Does she prefer to travel for artistic inspiration?
“I prefer to travel for all kinds of reasons,” she says with a smile.
While the oil pastels were a successful excursion, Freeman said she usually prefers to work in acrylics, usually at a much larger scale. She also tends to paint people rather than flora, fauna or landscapes.
“I actually like to do figurative work, but I like to do it in a more whimsical way,” she says, with a large painting involving several clowns on a beach hanging on the wall behind her.

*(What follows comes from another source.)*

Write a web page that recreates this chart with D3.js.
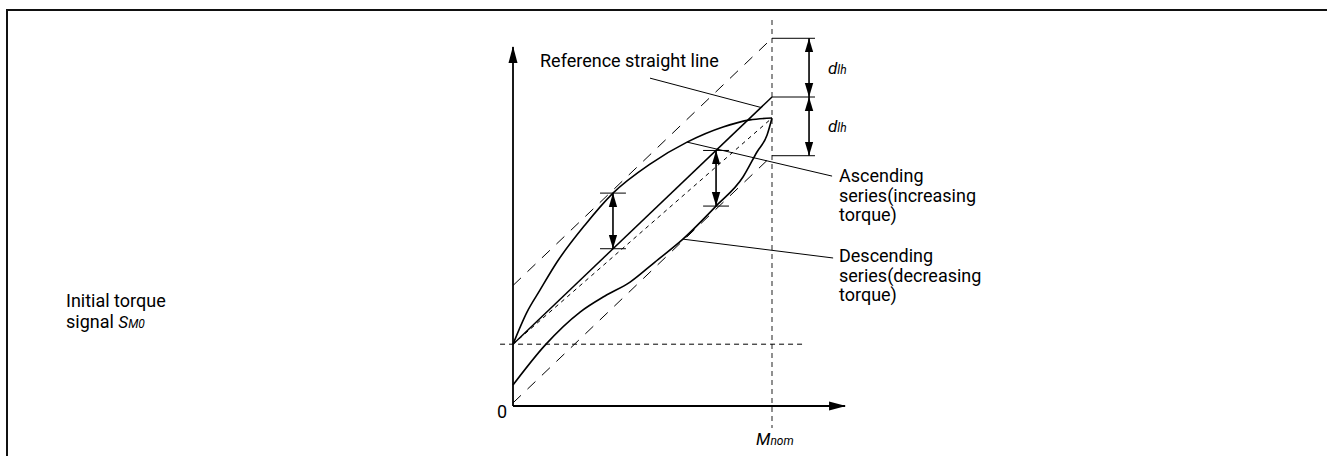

Freeman trained first at New York’s Pratt Institute, before finishing her BA at York University. A retired elementary teacher, she can’t seem to kick the school bug – she teaches classes of up to five adult painting students two or three times a week in her kitchen/studio, a focus of artistic energy not just for her, but for eager learners.
“I like working with adults, they’re very motivated,” she says. “I also learn a lot, technically, by teaching.”
Students gather in the kitchen, set up their equipment, turn on the radio, put on the kettle and get to work, with that wall of light coming in the whole time.
Freeman counts among her many influences the works of Henri de Toulouse-Lautrec – “I loved what he did with line” – and Gustav Klimt – “He had a very decorative style. I love aspects of design in painting.”
She’s also taken inspiration from the current Francis Bacon/Henry Moore exhibit at the Art Gallery of Ontario, though she is the first to admit she has a weakness for art museums in general.
“In every city I visit, I hit the ground running towards their art museums,” she says.
Freeman hasn’t always been only a painter. At one point she was working with clay, making masks.
“Craft is not on a lower level of creativity than art to me,” she says.
At one point, that work earned her an invitation to Japan, as part of a group of 10 international artists contributing designs to a series of plates. Artists were hosted by local families, and Freeman has fond memories of attempting to talk with a family that spoke no English, matched with her total lack of Japanese.
“We communicated through two dictionaries,” she says with a laugh.
Freeman will have four works featured at the Small Paintings for Small Spaces show, which runs from 3 to 8 p.m. on Friday, May 23, and from 10 a.m. to 5 p.m. on Saturday, May 24 and Sunday, May 25 at the Gardener’s Cottage near the foot of Kew Gardens on Lee Avenue.
The show features about 140 paintings by more than 35 artists from the Guild (beachguildoffineart.com), with all work priced under $350. Admission is free, and there will be a draw for a gift basket. Freeman will be painting on location on the boardwalk from noon to 2:30 p.m. on the Saturday, weather permitting.
Freeman is also a member of the Don Valley Art Club, which has a show at the Papermill Gallery at Todmorden Mills, at the bottom of Pottery Road, until May 18.